Driving around the ever-changing one-way system of Christchurch’s inner city you pass empty building sites full of rubble, bounded by link fences, and littered with signs: Keep Out. Building Site. Wrong Way. Dead End.

It’s confusing and – yes – it is confronting. Knowing this, I’d set out early for my afternoon interview with David Bolam-Smith at the Transitional Cathedral. The route had been carefully mapped out, yet I was still diverted like a dodgem car down ever-changing one-way streets dotted with road cones. All too soon I was apparently lost. It was hot. I lamented the lack of familiar landmarks in a city that had been all but razed and was tempted to flag it away. Yet just at that instant I arrived at my destination and glided into an empty carpark.

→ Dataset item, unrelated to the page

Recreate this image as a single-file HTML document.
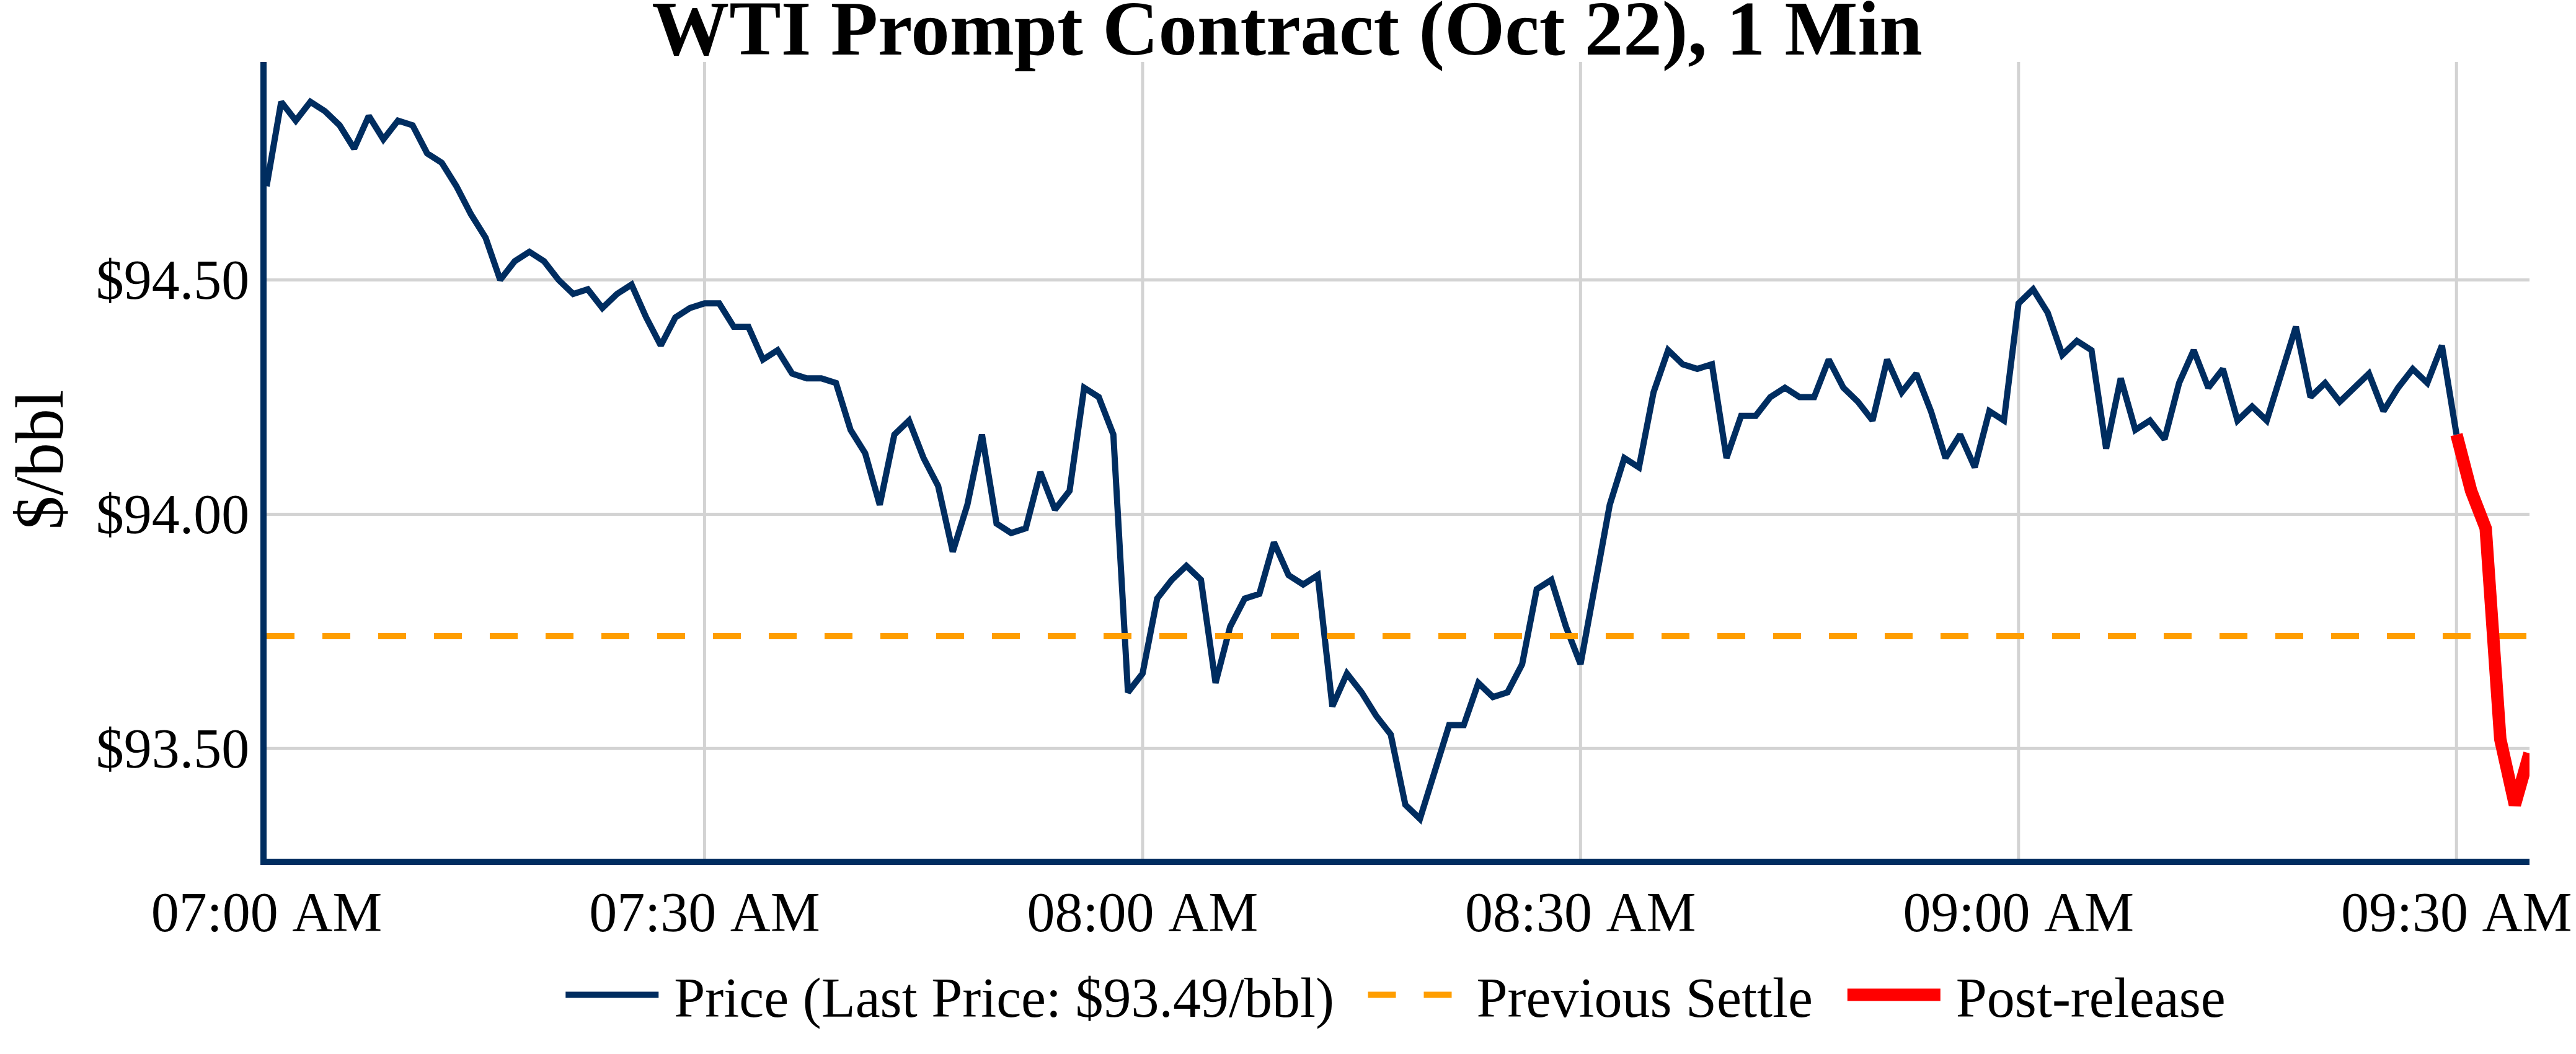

The names of those who died are engraved in the wall

Once inside the Transitional Cathedral, I discovered an oasis of calm, even though it is always busy with people coming and going and seldom empty of visitors. It’s a place of reflection, meditation and, yes, even of prayer. It’s a place to witness – and to feel – the resilience of the human spirit. I wandered outside to wait in the shade. An older woman passed me and I took her to be one of the many volunteers who staff the cathedral. But when she returned, I saw that this elegantly-attired woman was homeless; holding on to all that remained of her belongings, stacked high in a supermarket trolley. The unimaginable loss and the horror of living through what she must have witnessed, during and after the earthquake, hit me as never before. I felt ashamed of my earlier childishness. Who was I to whine about a loss of familiar landmarks and a few road closures? Others had lost everything.